BMW Australia’s growing range of electric vehicles will expand further in the first quarter of 2023 with the just-revealed iX1 small SUV, an entry point to replace the defunct i3 hatch.
“In its third model generation, the BMW X1 also offers a gateway to BMW i-style electric mobility for a wide target audience,” the company says, adding it’s the first compact model “based on a flexible vehicle architecture to feature an all-electric drive system”.
This means its platform or architecture (called FAAR internally) can house EVs, plug-in hybrids, and regular combustion engines alike.

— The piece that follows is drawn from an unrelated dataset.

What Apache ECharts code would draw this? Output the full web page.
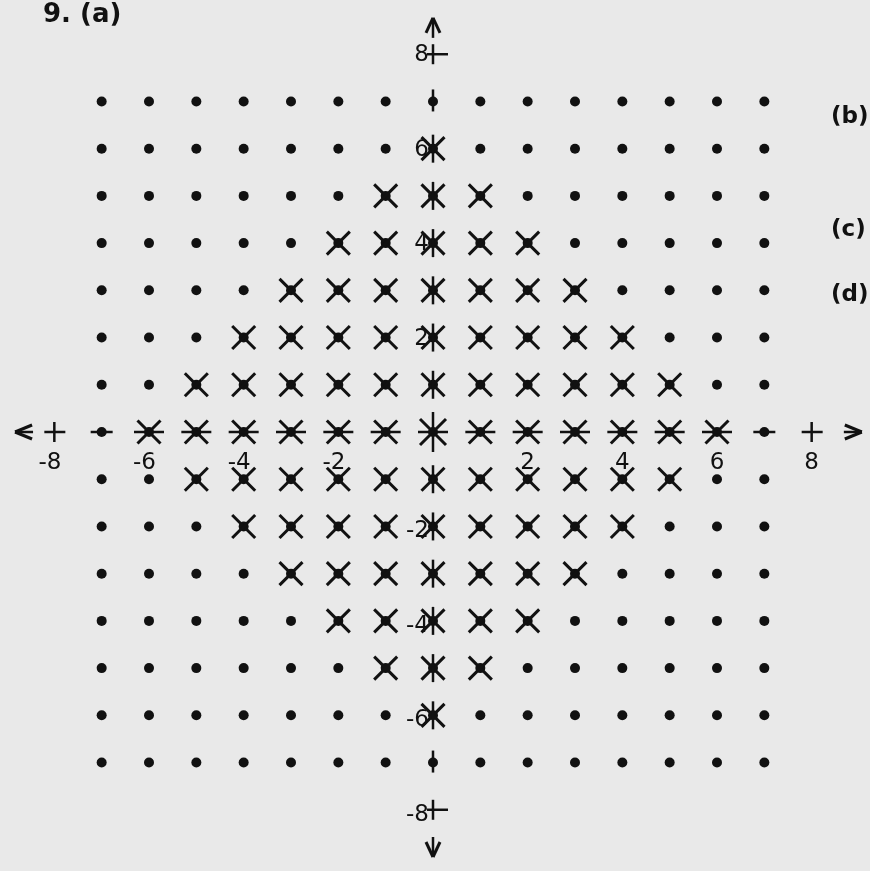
<!DOCTYPE html>
<html>
<head>
<meta charset="utf-8">
<script src="https://cdn.jsdelivr.net/npm/echarts@6/dist/echarts.min.js"></script>
<style>
html,body{margin:0;padding:0;background:#e9e9e9;}
#chart{width:870px;height:871px;}
</style>
</head>
<body>
<div id="chart"></div>
<script>
// ---- data ----
const gridValues = [-7, -6, -5, -4, -3, -2, -1, 0, 1, 2, 3, 4, 5, 6, 7];
const rowY = [6, 5, 4, 3, 2, 1, 0, -1, -2, -3, -4, -5, -6];
const rowReach = [0, 1, 2, 3, 4, 5, 6, 5, 4, 3, 2, 1, 0];
const xTickValues = [-8, -6, -4, -2, 2, 4, 6, 8];
const xTickLabels = ['-8', '-6', '-4', '-2', '2', '4', '6', '8'];
const yTickValues = [8, 6, 4, 2, -2, -4, -6, -8];
const yTickLabels = ['8', '6', '4', '2', '-2', '-4', '-6', '-8'];
const axisEndDots = [[-7, 0, 'h'], [7, 0, 'h'], [0, 7, 'v'], [0, -7, 'v']];
const plusTicks = [[-8, 0], [8, 0], [0, 8], [0, -8]];
const arrowTips = [[-8.83, 0, 'left'], [9.06, 0, 'right'], [0, 8.77, 'up'], [0, -9.0, 'down']];
const sideLabels = ['9. (a)', '(b)', '(c)', '(d)'];

// ---- build ----
const dotData = [];
gridValues.forEach(y => gridValues.forEach(x => dotData.push([x, y])));

const markData = [];
rowY.forEach((y, i) => {
  const r = rowReach[i];
  for (let x = -r; x <= r; x++) {
    let t = 0;
    if (x === 0 && y === 0) t = 3;
    else if (x === 0) t = 1;
    else if (y === 0) t = 2;
    markData.push([x, y, t]);
  }
});

const INK = '#111';
function seg(x1, y1, x2, y2, w) {
  return { type: 'line', shape: { x1, y1, x2, y2 }, style: { stroke: INK, lineWidth: w || 3 } };
}

function renderMark(params, api) {
  const p = api.coord([api.value(0), api.value(1)]);
  const t = api.value(2);
  const c = [];
  const a = t === 3 ? 13 : 11.5;
  c.push(seg(p[0] - a, p[1] - a, p[0] + a, p[1] + a));
  c.push(seg(p[0] - a, p[1] + a, p[0] + a, p[1] - a));
  if (t === 1) c.push(seg(p[0], p[1] - 14, p[0], p[1] + 14, 2.5));
  if (t === 2) c.push(seg(p[0] - 15, p[1], p[0] + 15, p[1], 2.5));
  if (t === 3) {
    c.push(seg(p[0], p[1] - 20, p[0], p[1] + 20, 2.5));
    c.push(seg(p[0] - 15, p[1], p[0] + 15, p[1], 2.5));
  }
  return { type: 'group', children: c };
}

function renderAxisEnd(params, api) {
  const p = api.coord([api.value(0), api.value(1)]);
  const d = axisEndDots[params.dataIndex][2];
  if (d === 'h') return seg(p[0] - 11, p[1], p[0] + 11, p[1], 2.5);
  return seg(p[0], p[1] - 12, p[0], p[1] + 10, 2.5);
}

function renderPlus(params, api) {
  const p = api.coord([api.value(0), api.value(1)]);
  const onY = api.value(0) === 0;
  const dx = onY ? 4 : 0;
  return { type: 'group', children: [
    seg(p[0] - 10 + dx, p[1], p[0] + 11 + dx, p[1], 2.5),
    seg(p[0], p[1] - 10, p[0], p[1] + 10, 2.5)
  ] };
}

function renderArrow(params, api) {
  const p = api.coord([api.value(0), api.value(1)]);
  const d = arrowTips[params.dataIndex][2];
  const x = p[0], y = p[1];
  let c = [];
  if (d === 'left') c = [seg(x, y, x + 17, y - 7), seg(x, y, x + 17, y + 7), seg(x, y, x + 18, y, 2.5)];
  if (d === 'right') c = [seg(x, y, x - 17, y - 7), seg(x, y, x - 17, y + 7), seg(x - 18, y, x, y, 2.5)];
  if (d === 'up') c = [seg(x, y, x - 7, y + 15), seg(x, y, x + 7, y + 15), seg(x, y, x, y + 20, 2.5)];
  if (d === 'down') c = [seg(x, y, x - 7, y - 15), seg(x, y, x + 7, y - 15), seg(x, y, x, y - 20, 2.5)];
  return { type: 'group', children: c };
}

const FONT = '"DejaVu Sans", sans-serif';
function renderXLabel(params, api) {
  const p = api.coord([api.value(0), 0]);
  const txt = xTickLabels[params.dataIndex];
  const neg = txt.charAt(0) === '-';
  return { type: 'text', x: neg ? p[0] + 7 : p[0], y: p[1] + 31,
    style: { text: txt, font: '23px ' + FONT, fill: INK, textAlign: neg ? 'right' : 'center', textVerticalAlign: 'middle' } };
}
function renderYLabel(params, api) {
  const p = api.coord([0, api.value(0)]);
  const txt = yTickLabels[params.dataIndex];
  return { type: 'text', x: p[0] - 4, y: p[1] + (txt.charAt(0) === '-' ? 5 : 1),
    style: { text: txt, font: '23px ' + FONT, fill: INK, textAlign: 'right', textVerticalAlign: 'middle' } };
}

const chart = echarts.init(document.getElementById('chart'), null, { renderer: 'canvas' });
chart.setOption({
  backgroundColor: '#e9e9e9',
  animation: false,
  grid: { left: 7, right: 11, top: 7, bottom: 14 },
  xAxis: { type: 'value', min: -9, max: 9, show: false },
  yAxis: { type: 'value', min: -9, max: 9, show: false },
  graphic: [
    { type: 'text', left: 43, top: 2, style: { text: sideLabels[0], font: 'bold 26px ' + FONT, fill: INK } },
    { type: 'text', left: 831, top: 106, style: { text: sideLabels[1], font: 'bold 23px ' + FONT, fill: INK } },
    { type: 'text', left: 831, top: 219, style: { text: sideLabels[2], font: 'bold 23px ' + FONT, fill: INK } },
    { type: 'text', left: 831, top: 284, style: { text: sideLabels[3], font: 'bold 23px ' + FONT, fill: INK } }
  ],
  series: [
    { type: 'scatter', data: dotData, symbol: 'circle', symbolSize: 10, itemStyle: { color: INK, opacity: 1 }, silent: true, z: 2 },
    { type: 'custom', data: markData, renderItem: renderMark, silent: true, z: 3 },
    { type: 'custom', data: axisEndDots.map(d => [d[0], d[1]]), renderItem: renderAxisEnd, silent: true, z: 3 },
    { type: 'custom', data: plusTicks, renderItem: renderPlus, silent: true, z: 3 },
    { type: 'custom', data: arrowTips.map(d => [d[0], d[1]]), renderItem: renderArrow, silent: true, z: 3 },
    { type: 'custom', data: xTickValues.map(v => [v]), renderItem: renderXLabel, silent: true, z: 4 },
    { type: 'custom', data: yTickValues.map(v => [v]), renderItem: renderYLabel, silent: true, z: 4 }
  ]
});
</script>
</body>
</html>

The German-built (car and batteries are both produced at the Regensburg plant) iX1 will give Bimmer an answer to similar competitor models such as the Mercedes-Benz EQA, Volvo XC40 Recharge, and the Tesla Model Y – if the latter ever does actually arrive here.
Other small- to mid-sized electric SUVs arriving new to the Australian market in 2022 or 2023 include the Genesis Electrified GV70, Mercedes-Benz EQB, Renault Megane E-Tech, and the Toyota bZ4X and Subaru Solterra twins.
The BMW iX1 is no entry level EV on spec, with some pretty impressive performance stats: front and rear axle electric drive motors, allowing e-AWD, and system power and torque of 230kW and 494Nm. That’s sufficient for a claimed zero to 100km/h time of 5.7 seconds.
Meanwhile the battery allows a driving range on the European WLTP cycle of between 413km and 438km. The iX1 supports both single- and three-phase AC charging at a rate of up to 11kW, though you can optionally increase this to 22kW. It supports DC charging at up to 130kW.
As with other electric BMWs, the iX1 features BMW IconicSounds Electric, synthetic engine noise created by famous composer Hans Zimmer.
The iX1 is the latest BMW to receive the brand’s new Operating System 8 and Curved Display, which features a 10.25-inch digital instrument cluster and 10.7-inch touchscreen infotainment system in one display.
Meanwhile, on the electrified front, BMW will also offer X1 xDrive25e and xDrive30e plug-in hybrids with claimed EV-only driving range of between 78 and 89km – however, there’s no current timeline on if or when these could come to Australia.
Priority production, as always with PHEVs, goes to regions with binding emissions-reduction schemes such as Europe.